__Required work__: Quote every line as written. Omit pictures.
# # # #
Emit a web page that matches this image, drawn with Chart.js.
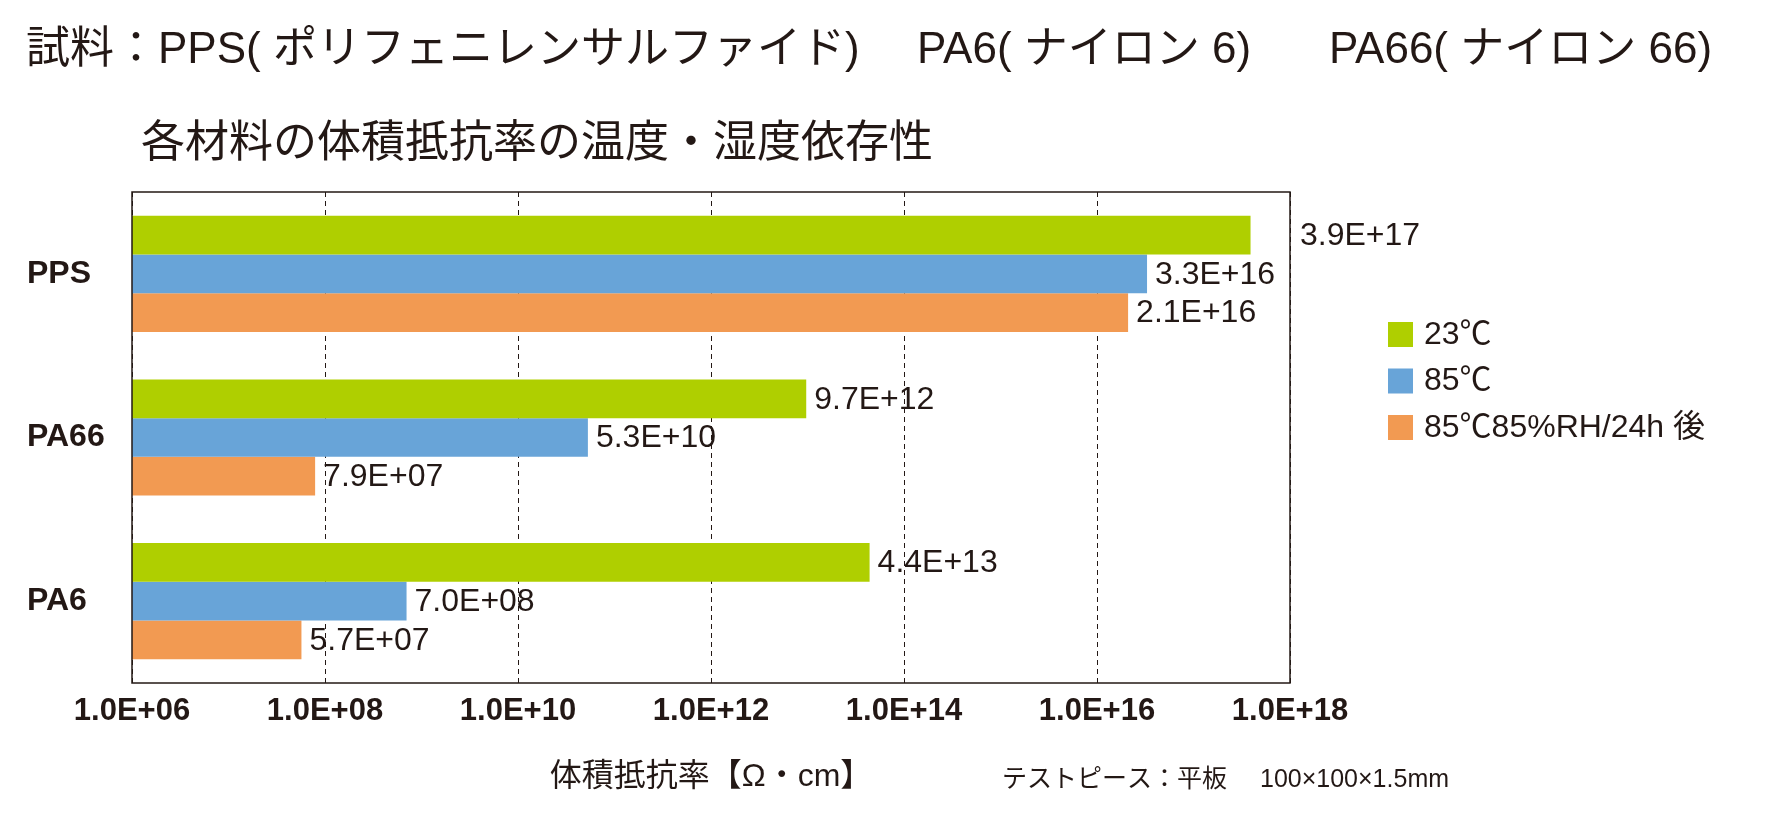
<!DOCTYPE html>
<html lang="ja">
<head>
<meta charset="utf-8">
<title>各材料の体積抵抗率の温度・湿度依存性</title>
<script src="https://cdn.jsdelivr.net/npm/chart.js@4.4.1/dist/chart.umd.min.js"></script>
<style>
  html, body { margin: 0; padding: 0; background: #fff; }
  .wrap { position: relative; width: 1771px; height: 827px; }
</style>
</head>
<body>
<div class="wrap"><canvas id="barchart"></canvas></div>
<script>
const categories = ['PPS', 'PA66', 'PA6'];
const seriesNames = ['23℃', '85℃', '85℃85%RH/24h 後'];
const values23 = [3.9e17, 9.7e12, 4.4e13];
const values85 = [3.3e16, 5.3e10, 7.0e8];
const values85rh = [2.1e16, 7.9e7, 5.7e7];
const tickValues = [1e6, 1e8, 1e10, 1e12, 1e14, 1e16, 1e18];
const tickLabels = ['1.0E+06', '1.0E+08', '1.0E+10', '1.0E+12', '1.0E+14', '1.0E+16', '1.0E+18'];

const ink = '#231815';
const latin = '"Liberation Sans", "Noto Sans CJK JP", sans-serif';

// 3.9e17 -> "3.9E+17"
function sci(v) {
  let e = Math.floor(Math.log10(v));
  let m = v / Math.pow(10, e);
  if (m >= 9.95) { m /= 10; e += 1; }
  return m.toFixed(1) + 'E+' + String(e).padStart(2, '0');
}

// value labels at the end of each bar
const valueLabels = {
  id: 'valueLabels',
  afterDatasetsDraw(chart) {
    const {ctx, chartArea} = chart;
    ctx.save();
    ctx.font = '32px ' + latin;
    ctx.fillStyle = ink;
    ctx.textAlign = 'left';
    ctx.textBaseline = 'middle';
    chart.data.datasets.forEach((ds, i) => {
      chart.getDatasetMeta(i).data.forEach((bar, j) => {
        const txt = sci(ds.data[j]);
        let x = bar.x + 8;
        if (x + ctx.measureText(txt).width > chartArea.right - 4) x = chartArea.right + 10;
        ctx.fillText(txt, x, bar.y + 1);
      });
    });
    ctx.restore();
  }
};

// frame, titles, legend, note
const decorations = {
  id: 'decorations',
  afterDraw(chart) {
    const {ctx, chartArea} = chart;
    ctx.save();
    ctx.strokeStyle = ink;
    ctx.lineWidth = 1.5;
    ctx.strokeRect(chartArea.left, chartArea.top, chartArea.right - chartArea.left, chartArea.bottom - chartArea.top);

    ctx.fillStyle = ink;
    ctx.textBaseline = 'middle';
    ctx.textAlign = 'left';
    ctx.font = '44px ' + latin;
    ctx.fillText('試料：PPS( ポリフェニレンサルファイド)', 26, 51);
    ctx.fillText('PA6( ナイロン 6)', 917, 51);
    ctx.fillText('PA66( ナイロン 66)', 1329, 51);
    ctx.fillText('各材料の体積抵抗率の温度・湿度依存性', 141, 145);

    ctx.font = '25px ' + latin;
    ctx.fillText('テストピース：平板', 1002, 780);
    ctx.fillText('100×100×1.5mm', 1260, 780);

    ctx.font = '32px ' + latin;
    chart.data.datasets.forEach((ds, i) => {
      const y = 322 + i * 46.5;
      ctx.fillStyle = ds.backgroundColor;
      ctx.fillRect(1388, y, 25, 25);
      ctx.fillStyle = ink;
      ctx.fillText(ds.label, 1424, y + 13);
    });
    ctx.restore();
  }
};

const ctx = document.getElementById('barchart').getContext('2d');
const barchart = new Chart(ctx, {
  type: 'bar',
  data: {
    labels: categories,
    datasets: [
      { label: seriesNames[0], data: values23, backgroundColor: '#AFCF00' },
      { label: seriesNames[1], data: values85, backgroundColor: '#68A4D8' },
      { label: seriesNames[2], data: values85rh, backgroundColor: '#F29A52' }
    ]
  },
  options: {
    indexAxis: 'y',
    responsive: true,
    maintainAspectRatio: false,
    animation: false,
    layout: { padding: { left: 27, top: 192, right: 481, bottom: 14 } },
    datasets: { bar: { categoryPercentage: 0.71, barPercentage: 1.0, borderWidth: 0 } },
    plugins: {
      legend: { display: false },
      tooltip: { enabled: false }
    },
    scales: {
      x: {
        type: 'logarithmic',
        min: 1e6,
        max: 1e18,
        afterBuildTicks: (scale) => { scale.ticks = tickValues.map(v => ({ value: v })); },
        afterFit: (scale) => { scale.height = 130; },
        ticks: {
          padding: 10,
          color: ink,
          font: { family: latin, size: 31, weight: 'bold' },
          callback: (value, index) => tickLabels[index]
        },
        grid: { color: ink, lineWidth: 1, drawTicks: false },
        border: { display: false, dash: [5, 4] },
        title: {
          display: true,
          text: '体積抵抗率【Ω・cm】',
          color: ink,
          font: { family: latin, size: 32 },
          padding: { top: 0, bottom: 17 }
        }
      },
      y: {
        afterFit: (scale) => { scale.width = 105; },
        ticks: {
          crossAlign: 'far',
          color: ink,
          font: { family: latin, size: 32, weight: 'bold' }
        },
        grid: { display: false },
        border: { display: false }
      }
    }
  },
  plugins: [valueLabels, decorations]
});
</script>
</body>
</html>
# # # #
__The reply__:
Emit a web page that matches this image, drawn with Chart.js.
<!DOCTYPE html>
<html lang="ja">
<head>
<meta charset="utf-8">
<title>各材料の体積抵抗率の温度・湿度依存性</title>
<script src="https://cdn.jsdelivr.net/npm/chart.js@4.4.1/dist/chart.umd.min.js"></script>
<style>
  html, body { margin: 0; padding: 0; background: #fff; }
  .wrap { position: relative; width: 1771px; height: 827px; }
</style>
</head>
<body>
<div class="wrap"><canvas id="barchart"></canvas></div>
<script>
const categories = ['PPS', 'PA66', 'PA6'];
const seriesNames = ['23℃', '85℃', '85℃85%RH/24h 後'];
const values23 = [3.9e17, 9.7e12, 4.4e13];
const values85 = [3.3e16, 5.3e10, 7.0e8];
const values85rh = [2.1e16, 7.9e7, 5.7e7];
const tickValues = [1e6, 1e8, 1e10, 1e12, 1e14, 1e16, 1e18];
const tickLabels = ['1.0E+06', '1.0E+08', '1.0E+10', '1.0E+12', '1.0E+14', '1.0E+16', '1.0E+18'];

const ink = '#231815';
const latin = '"Liberation Sans", "Noto Sans CJK JP", sans-serif';

// 3.9e17 -> "3.9E+17"
function sci(v) {
  let e = Math.floor(Math.log10(v));
  let m = v / Math.pow(10, e);
  if (m >= 9.95) { m /= 10; e += 1; }
  return m.toFixed(1) + 'E+' + String(e).padStart(2, '0');
}

// value labels at the end of each bar
const valueLabels = {
  id: 'valueLabels',
  afterDatasetsDraw(chart) {
    const {ctx, chartArea} = chart;
    ctx.save();
    ctx.font = '32px ' + latin;
    ctx.fillStyle = ink;
    ctx.textAlign = 'left';
    ctx.textBaseline = 'middle';
    chart.data.datasets.forEach((ds, i) => {
      chart.getDatasetMeta(i).data.forEach((bar, j) => {
        const txt = sci(ds.data[j]);
        let x = bar.x + 8;
        if (x + ctx.measureText(txt).width > chartArea.right - 4) x = chartArea.right + 10;
        ctx.fillText(txt, x, bar.y + 1);
      });
    });
    ctx.restore();
  }
};

// frame, titles, legend, note
const decorations = {
  id: 'decorations',
  afterDraw(chart) {
    const {ctx, chartArea} = chart;
    ctx.save();
    ctx.strokeStyle = ink;
    ctx.lineWidth = 1.5;
    ctx.strokeRect(chartArea.left, chartArea.top, chartArea.right - chartArea.left, chartArea.bottom - chartArea.top);

    ctx.fillStyle = ink;
    ctx.textBaseline = 'middle';
    ctx.textAlign = 'left';
    ctx.font = '44px ' + latin;
    ctx.fillText('試料：PPS( ポリフェニレンサルファイド)', 26, 51);
    ctx.fillText('PA6( ナイロン 6)', 917, 51);
    ctx.fillText('PA66( ナイロン 66)', 1329, 51);
    ctx.fillText('各材料の体積抵抗率の温度・湿度依存性', 141, 145);

    ctx.font = '25px ' + latin;
    ctx.fillText('テストピース：平板', 1002, 780);
    ctx.fillText('100×100×1.5mm', 1260, 780);

    ctx.font = '32px ' + latin;
    chart.data.datasets.forEach((ds, i) => {
      const y = 322 + i * 46.5;
      ctx.fillStyle = ds.backgroundColor;
      ctx.fillRect(1388, y, 25, 25);
      ctx.fillStyle = ink;
      ctx.fillText(ds.label, 1424, y + 13);
    });
    ctx.restore();
  }
};

const ctx = document.getElementById('barchart').getContext('2d');
const barchart = new Chart(ctx, {
  type: 'bar',
  data: {
    labels: categories,
    datasets: [
      { label: seriesNames[0], data: values23, backgroundColor: '#AFCF00' },
      { label: seriesNames[1], data: values85, backgroundColor: '#68A4D8' },
      { label: seriesNames[2], data: values85rh, backgroundColor: '#F29A52' }
    ]
  },
  options: {
    indexAxis: 'y',
    responsive: true,
    maintainAspectRatio: false,
    animation: false,
    layout: { padding: { left: 27, top: 192, right: 481, bottom: 14 } },
    datasets: { bar: { categoryPercentage: 0.71, barPercentage: 1.0, borderWidth: 0 } },
    plugins: {
      legend: { display: false },
      tooltip: { enabled: false }
    },
    scales: {
      x: {
        type: 'logarithmic',
        min: 1e6,
        max: 1e18,
        afterBuildTicks: (scale) => { scale.ticks = tickValues.map(v => ({ value: v })); },
        afterFit: (scale) => { scale.height = 130; },
        ticks: {
          padding: 10,
          color: ink,
          font: { family: latin, size: 31, weight: 'bold' },
          callback: (value, index) => tickLabels[index]
        },
        grid: { color: ink, lineWidth: 1, drawTicks: false },
        border: { display: false, dash: [5, 4] },
        title: {
          display: true,
          text: '体積抵抗率【Ω・cm】',
          color: ink,
          font: { family: latin, size: 32 },
          padding: { top: 0, bottom: 17 }
        }
      },
      y: {
        afterFit: (scale) => { scale.width = 105; },
        ticks: {
          crossAlign: 'far',
          color: ink,
          font: { family: latin, size: 32, weight: 'bold' }
        },
        grid: { display: false },
        border: { display: false }
      }
    }
  },
  plugins: [valueLabels, decorations]
});
</script>
</body>
</html>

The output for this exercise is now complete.